**PROMPT**
Search the material below for the word "Apache". Copy every line that has it.

Entries with chart source code
• • •

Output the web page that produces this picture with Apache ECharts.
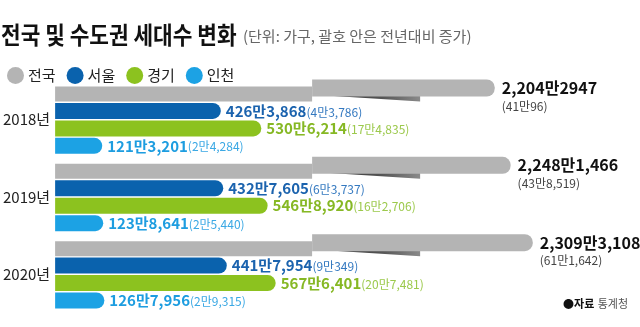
<!DOCTYPE html>
<html>
<head>
<meta charset="utf-8">
<script src="https://cdn.jsdelivr.net/npm/echarts@6/dist/echarts.min.js"></script>
<style>
  html, body { margin: 0; padding: 0; background: #fff; }
  #chart { width: 640px; height: 327px; }
</style>
</head>
<body>
<div id="chart"></div>
<script>
// 가구 수 (단위: 가구)
const years = ['2018년', '2019년', '2020년'];
const nationTotal = [22042947, 22481466, 23093108];
const nationText = ['2,204만2947', '2,248만1,466', '2,309만3,108'];
const nationDelta = [410096, 438519, 611642];
const seoul = [4263868, 4327605, 4417954];
const seoulDelta = [43786, 63737, 90349];
const gyeonggi = [5306214, 5468920, 5676401];
const gyeonggiDelta = [174835, 162706, 207481];
const incheon = [1213201, 1238641, 1267956];
const incheonDelta = [24284, 25440, 29315];

const FONT = '"Noto Sans CJK KR", "Noto Sans", sans-serif';
const BAR_W = 16;
const GAP = 0.09;
const GRAY = '#b4b4b4';

// 12345678 -> "1,234만5,678"
function man(v) {
  const m = Math.floor(v / 10000), r = v % 10000;
  return (m ? m.toLocaleString('en-US') + '만' : '') + (r ? r.toLocaleString('en-US') : '');
}

function regionSeries(name, values, deltas, color, txt, sub) {
  return {
    type: 'bar', name: name, data: values,
    xAxisIndex: 0, yAxisIndex: 0,
    barWidth: BAR_W, barGap: (GAP * 100) + '%',
    itemStyle: { color: color, borderRadius: [0, 8, 8, 0] },
    label: {
      show: true, position: 'right', distance: 5,
      formatter: p => '{v|' + man(p.value) + '}{d|(' + man(deltas[p.dataIndex]) + ')}',
      rich: {
        v: { fontFamily: FONT, fontWeight: 'bold', fontSize: 15, color: txt },
        d: { fontFamily: FONT, fontSize: 12, color: sub, padding: [2, 0, 0, 0] }
      }
    },
    silent: true
  };
}

const chart = echarts.init(document.getElementById('chart'));

chart.setOption({
  animation: false,
  backgroundColor: '#fff',
  grid: { left: 55, right: 2, top: 81, bottom: 14 },
  xAxis: [
    { type: 'value', min: 0, max: 15000000, show: false },
    // 전국 막대는 생략 구간을 두고 별도 축으로 그림
    { type: 'value', min: 9900000, max: 26000000, show: false }
  ],
  yAxis: {
    type: 'category', data: years, inverse: true,
    axisLine: { show: false }, axisTick: { show: false }, splitLine: { show: false },
    axisLabel: {
      margin: 5, fontFamily: FONT, fontSize: 15, color: '#222',
      padding: [0, 0, 19, 0]
    }
  },
  legend: {
    left: 2, top: 62, icon: 'circle', itemWidth: 17, itemHeight: 17, itemGap: 11,
    selectedMode: false,
    data: ['전국', '서울', '경기', '인천'],
    textStyle: { fontFamily: FONT, fontSize: 15, color: '#222', padding: [0, 0, 0, -1] }
  },
  graphic: [
    {
      type: 'text', x: 1, y: 35, scaleX: 0.89,
      style: {
        text: '전국 및 수도권 세대수 변화', fill: '#111',
        fontFamily: FONT, fontWeight: 'bold', fontSize: 24, verticalAlign: 'middle'
      }
    },
    {
      type: 'text', x: 243, y: 36,
      style: {
        text: '(단위: 가구, 괄호 안은 전년대비 증가)', fill: '#666',
        fontFamily: FONT, fontSize: 15, verticalAlign: 'middle'
      }
    },
    {
      type: 'text', right: 12, top: 298,
      style: {
        text: '{a|●자료} {b|통계청}',
        rich: {
          a: { fontFamily: FONT, fontWeight: 'bold', fontSize: 11, fill: '#111' },
          b: { fontFamily: FONT, fontSize: 11, fill: '#555' }
        }
      }
    }
  ],
  series: [
    // 전국 막대 자리 확보용
    {
      type: 'bar', name: 'slot', data: nationTotal, xAxisIndex: 1, yAxisIndex: 0,
      barWidth: BAR_W, barGap: (GAP * 100) + '%',
      itemStyle: { color: 'rgba(0,0,0,0)' }, silent: true
    },
    regionSeries('서울', seoul, seoulDelta, '#0a62ad', '#1b63ae', '#3479c0'),
    regionSeries('경기', gyeonggi, gyeonggiDelta, '#8cc21f', '#86b824', '#9cc94c'),
    regionSeries('인천', incheon, incheonDelta, '#1ca2e4', '#1d9de0', '#3aa8e4'),
    {
      type: 'custom', name: '전국', xAxisIndex: 1, yAxisIndex: 0,
      itemStyle: { color: GRAY },
      data: nationTotal.map((v, i) => [v, i]),
      encode: { x: 0, y: 1 },
      silent: true,
      renderItem: function (params, api) {
        const i = api.value(1);
        const end = api.coord([api.value(0), i]);
        const xEnd = end[0], yc = end[1];
        const x0 = params.coordSys.x;
        const pitch = BAR_W * (1 + GAP);
        const sTop = yc - 1.5 * pitch - BAR_W / 2;
        const sBot = sTop + BAR_W;
        const foldX = x0 + 257;
        const wedgeEnd = x0 + 365;
        const lift = 6;
        const upTop = sTop - lift;
        const upH = BAR_W + 1;
        return {
          type: 'group',
          children: [
            { type: 'rect', shape: { x: x0, y: sTop + 1, width: foldX - x0, height: BAR_W - 1 },
              style: { fill: GRAY } },
            { type: 'polygon',
              shape: { points: [[foldX + 14, upTop + upH - 1], [wedgeEnd, upTop + upH - 1], [wedgeEnd, sBot]] },
              style: { fill: new echarts.graphic.LinearGradient(0, 0, 1, 0, [
                { offset: 0, color: '#333' }, { offset: 0.6, color: '#555' }, { offset: 1, color: '#8a8a8a' }
              ]) } },
            { type: 'rect', shape: { x: foldX, y: upTop, width: xEnd - foldX, height: upH, r: [0, 8, 8, 0] },
              style: { fill: GRAY } },
            { type: 'text', x: xEnd + 7, y: upTop + upH / 2,
              style: { text: nationText[i], fill: '#111', fontFamily: FONT, fontWeight: 'bold',
                       fontSize: 16, verticalAlign: 'middle' } },
            { type: 'text', x: xEnd + 7, y: upTop + upH / 2 + 18,
              style: { text: '(' + man(nationDelta[i]) + ')', fill: '#444', fontFamily: FONT,
                       fontSize: 12, verticalAlign: 'middle' } }
          ]
        };
      }
    }
  ]
});
</script>
</body>
</html>
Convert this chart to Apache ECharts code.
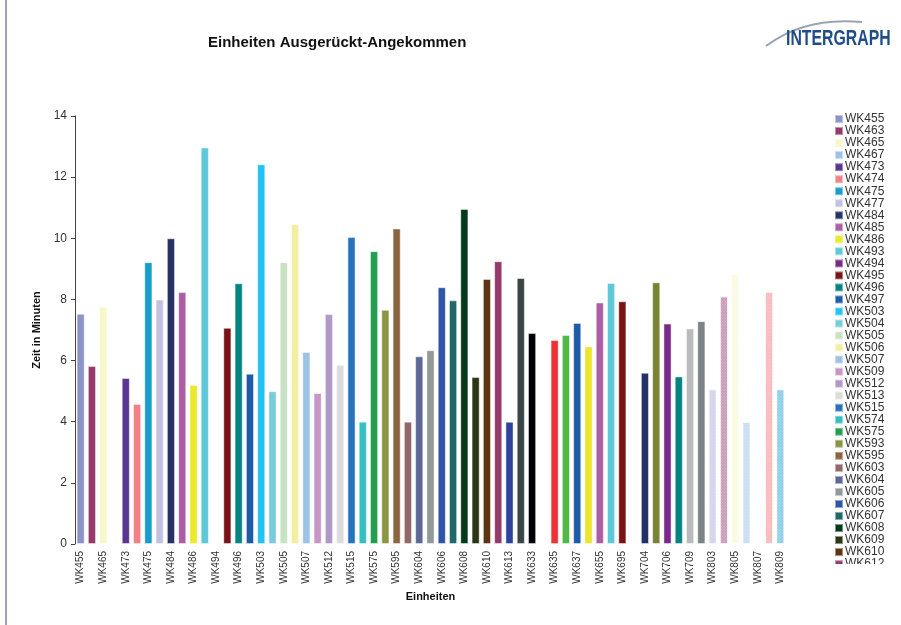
<!DOCTYPE html>
<html>
<head>
<meta charset="utf-8">
<script src="https://cdn.jsdelivr.net/npm/echarts@6/dist/echarts.min.js"></script>
<style>
html,body{margin:0;padding:0;background:#fff;}
#c{width:901px;height:625px;}
</style>
</head>
<body>
<div id="c"></div>
<script>
const categories = ['WK455','WK463','WK465','WK467','WK473','WK474','WK475','WK477','WK484','WK485',
  'WK486','WK493','WK494','WK495','WK496','WK497','WK503','WK504','WK505','WK506',
  'WK507','WK509','WK512','WK513','WK515','WK574','WK575','WK593','WK595','WK603',
  'WK604','WK605','WK606','WK607','WK608','WK609','WK610','WK612','WK613','WK630',
  'WK633','WK634','WK635','WK636','WK637','WK650','WK655','WK690','WK695','WK701',
  'WK704','WK705','WK706','WK708','WK709','WK801','WK803','WK804','WK805','WK806',
  'WK807','WK808','WK809'];
const values = [7.53,5.82,7.76,0,5.43,4.58,9.22,8.0,10.0,8.24,
  5.2,12.97,0,7.07,8.53,5.57,12.42,5.0,9.22,10.46,
  6.28,4.94,7.52,5.86,10.04,4.0,9.58,7.66,10.32,4.0,
  6.14,6.34,8.4,7.97,10.96,5.46,8.67,9.25,4.0,8.7,
  6.9,0,6.67,6.84,7.23,6.46,7.9,8.54,7.94,0,
  5.6,8.56,7.21,5.48,7.05,7.29,5.06,8.1,8.83,3.99,
  0,8.25,5.06];
const yTicks = {min:0, max:14, interval:2};

const colors = ['#8b93c8','#953a6a','#f8f7c8','#9cc3e8','#5b3594','#f38085','#189ccb','#c3c1e0','#283266','#ad5da4',
  '#ece82a','#5fc8d8','#7b2a8a','#7a1317','#048482','#1d5aa8','#22c3f2','#79ccdc','#c8e2c4','#f2f0a0',
  '#9ac3e6','#c896c4','#b098c8','#dcdcdc','#2874bc','#34c0c0','#22a050','#8a9444','#8c6440','#926868',
  '#5e6898','#939898','#3054a8','#216868','#04391a','#2c3514','#5e3412','#953a6a','#2e449c','#394645',
  '#020205','#f2b8c6','#ee3132','#52b948','#1e5aa8','#ede42c','#ad5da4','#5ec8d8','#7a1317','#7b2a8a',
  '#263066','#7a8334','#7c2a8a','#048482','#b8babc','#7d8284','#d2d2ec','#c89ab8','#fbfae0','#c8dcf2',
  '#eeeeee','#f8b8bc','#8ccde6'];
const hatchedFrom = 56;

const chart = echarts.init(document.getElementById('c'), null, {renderer:'canvas'});
const FONT = 'Liberation Sans, Arial, sans-serif';

const series = categories.map((name, i) => ({
  name: name,
  type: 'bar',
  stack: 'all',
  barWidth: '72%',
  data: values.map((v, j) => (j === i ? v : '-')),
  itemStyle: Object.assign({color: colors[i], borderColor: 'rgba(255,255,255,0.45)', borderWidth: 1},
    i >= hatchedFrom ? {decal: {symbol: 'rect', symbolSize: 1, dashArrayX: [1, 1], dashArrayY: [1, 1], rotation: 0.785, color: 'rgba(255,255,255,0.35)'}} : {})
}));

chart.setOption({
  animation: false,
  backgroundColor: '#ffffff',
  title: {
    text: 'Einheiten Ausgerückt-Angekommen',
    left: 203, top: 30,
    textStyle: {fontFamily: FONT, fontSize: 15, fontWeight: 'bold', color: '#111'}
  },
  legend: {
    type: 'plain',
    orient: 'vertical',
    left: 829, top: 108,
    height: 2000,
    itemWidth: 8, itemHeight: 8, itemGap: 0,
    icon: 'rect',
    textStyle: {fontFamily: FONT, fontSize: 12, color: '#333', lineHeight: 12.03, padding: [0,0,0,-3]},
    data: categories
  },
  grid: {left: 75, right: 115, top: 116, bottom: 81, containLabel: false},
  xAxis: {
    type: 'category',
    data: categories,
    name: 'Einheiten',
    nameLocation: 'middle',
    nameGap: 44,
    nameTextStyle: {fontFamily: FONT, fontSize: 11, fontWeight: 'bold', color: '#111'},
    axisLine: {show: false},
    axisTick: {show: false},
    axisLabel: {rotate: 90, interval: 1, fontFamily: FONT, fontSize: 10, color: '#333', margin: 7}
  },
  yAxis: {
    type: 'value',
    min: yTicks.min, max: yTicks.max, interval: yTicks.interval,
    name: 'Zeit in Minuten',
    nameLocation: 'middle',
    nameGap: 31,
    nameTextStyle: {fontFamily: FONT, fontSize: 11, fontWeight: 'bold', color: '#111'},
    axisLine: {show: true, lineStyle: {color: '#444', width: 1}},
    axisTick: {show: true, length: 4, lineStyle: {color: '#444'}},
    splitLine: {show: false},
    axisLabel: {fontFamily: FONT, fontSize: 12, color: '#333', margin: 8}
  },
  graphic: [
    {type: 'rect', z: 200, shape: {x: 820, y: 564, width: 81, height: 61}, style: {fill: '#ffffff'}},
    {type: 'line', z: 200, shape: {x1: 6, y1: 0, x2: 6, y2: 625}, style: {stroke: '#a89cb8', lineWidth: 2}},
    {type: 'bezierCurve', z: 200, shape: {x1: 766, y1: 46, cpx1: 790, cpy1: 28, x2: 862, y2: 22, cpx2: 820, cpy2: 18},
      style: {stroke: '#9aa4b0', lineWidth: 2, fill: null}},
    {type: 'text', z: 201, x: 786, y: 28, scaleX: 0.72, scaleY: 1,
      style: {text: 'INTERGRAPH', fontFamily: FONT, fontSize: 22, fontWeight: 'bold', fill: '#1f4d8c'}}
  ],
  series: series
});
</script>
</body>
</html>
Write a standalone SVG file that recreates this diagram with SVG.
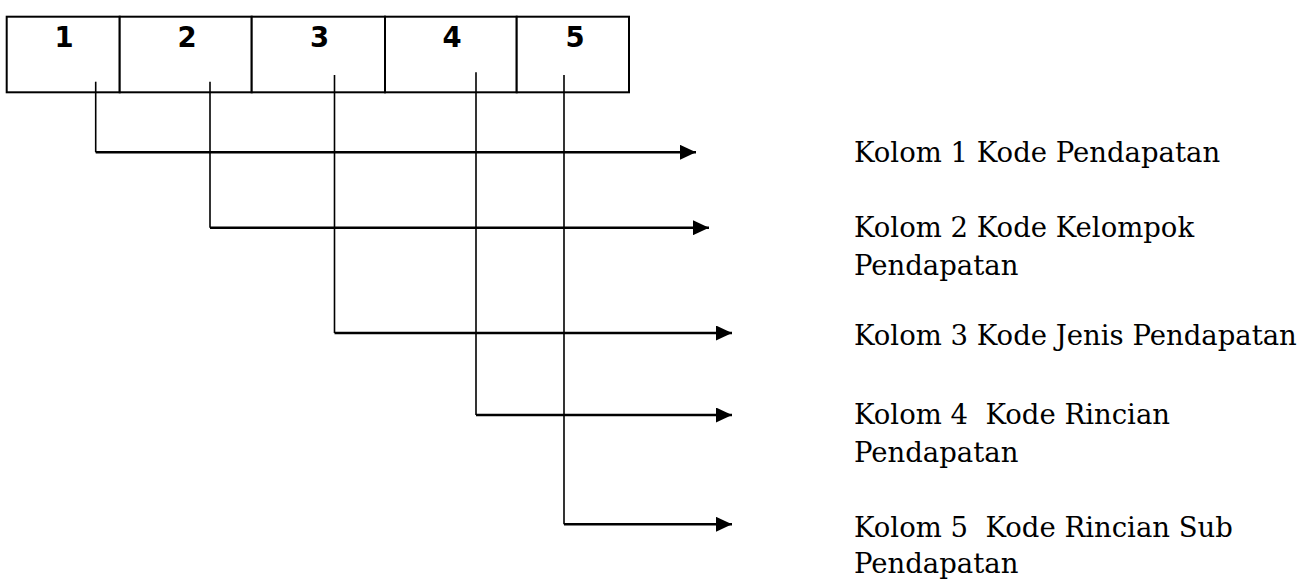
<svg xmlns="http://www.w3.org/2000/svg" width="1308" height="581" viewBox="0 0 1308 581">
  <style>
    .cell { fill: #ffffff; stroke: #000000; stroke-width: 2; }
    .digit { font-family: "DejaVu Sans", "Liberation Sans", sans-serif; font-weight: bold; font-size: 27.5px; fill: #000000; text-anchor: middle; }
    .label { font-family: "DejaVu Serif", "Liberation Serif", serif; font-size: 27.5px; fill: #000000; }
    .drop { fill: none; stroke: #000000; stroke-width: 1.6; }
    .run { fill: none; stroke: #000000; stroke-width: 2.4; marker-end: url(#head); }
  </style>
  <defs>
    <marker id="head" markerUnits="userSpaceOnUse" markerWidth="16" markerHeight="15" refX="16" refY="7.5" orient="auto">
      <path d="M0,0 L16,7.5 L0,15 Z" fill="#000000"/>
    </marker>
  </defs>
  <rect width="1308" height="581" fill="#ffffff"/>

  <!-- code table: five columns -->
  <g id="table">
    <g id="col1">
      <rect class="cell" x="6.7" y="16.7" width="113" height="75.6"/>
      <text class="digit" x="64" y="46.7">1</text>
    </g>
    <g id="col2">
      <rect class="cell" x="119.7" y="16.7" width="132" height="75.6"/>
      <text class="digit" x="187" y="46.7">2</text>
    </g>
    <g id="col3">
      <rect class="cell" x="251.7" y="16.7" width="133.3" height="75.6"/>
      <text class="digit" x="319.5" y="46.7">3</text>
    </g>
    <g id="col4">
      <rect class="cell" x="385" y="16.7" width="131.7" height="75.6"/>
      <text class="digit" x="452" y="46.7">4</text>
    </g>
    <g id="col5">
      <rect class="cell" x="516.7" y="16.7" width="112.3" height="75.6"/>
      <text class="digit" x="575" y="46.7">5</text>
    </g>
  </g>

  <!-- leader lines from each column to its description -->
  <g id="connectors">
    <path class="drop" d="M95.7,81.7 V152.3"/>
    <path class="run" d="M95.7,152.3 H696"/>
    <path class="drop" d="M210,81.7 V227.7"/>
    <path class="run" d="M210,227.7 H709"/>
    <path class="drop" d="M334.5,75 V333"/>
    <path class="run" d="M334.5,333 H732"/>
    <path class="drop" d="M476,72.3 V415"/>
    <path class="run" d="M476,415 H732"/>
    <path class="drop" d="M564,75 V524.3"/>
    <path class="run" d="M564,524.3 H732"/>
  </g>

  <!-- column descriptions -->
  <g id="desc1">
    <text class="label" x="854" y="161.7">Kolom 1 Kode Pendapatan</text>
  </g>
  <g id="desc2">
    <text class="label" x="854" y="236.7">Kolom 2 Kode Kelompok</text>
    <text class="label" x="854" y="275">Pendapatan</text>
  </g>
  <g id="desc3">
    <text class="label" x="854" y="345">Kolom 3 Kode Jenis Pendapatan</text>
  </g>
  <g id="desc4">
    <text class="label" x="854" y="424.3" xml:space="preserve">Kolom 4  Kode Rincian</text>
    <text class="label" x="854" y="461.7">Pendapatan</text>
  </g>
  <g id="desc5">
    <text class="label" x="854" y="536.7" xml:space="preserve">Kolom 5  Kode Rincian Sub</text>
    <text class="label" x="854" y="573.3">Pendapatan</text>
  </g>
</svg>
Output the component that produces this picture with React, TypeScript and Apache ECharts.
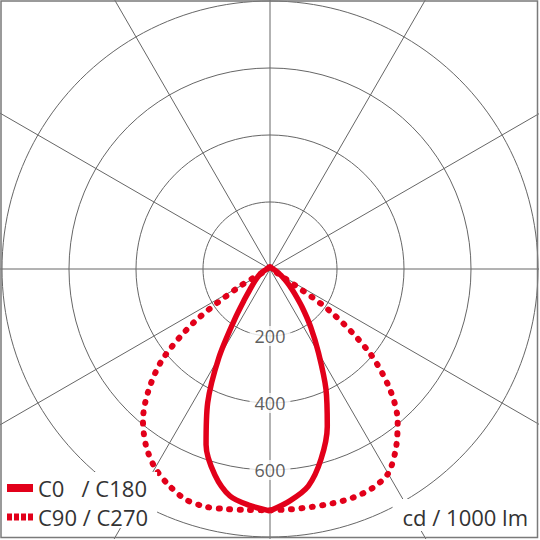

• • •

**RESULT**
Output the web page that produces this picture with Apache ECharts.
Convert this chart to Apache ECharts code.
Output the component that produces this picture with React, TypeScript and Apache ECharts.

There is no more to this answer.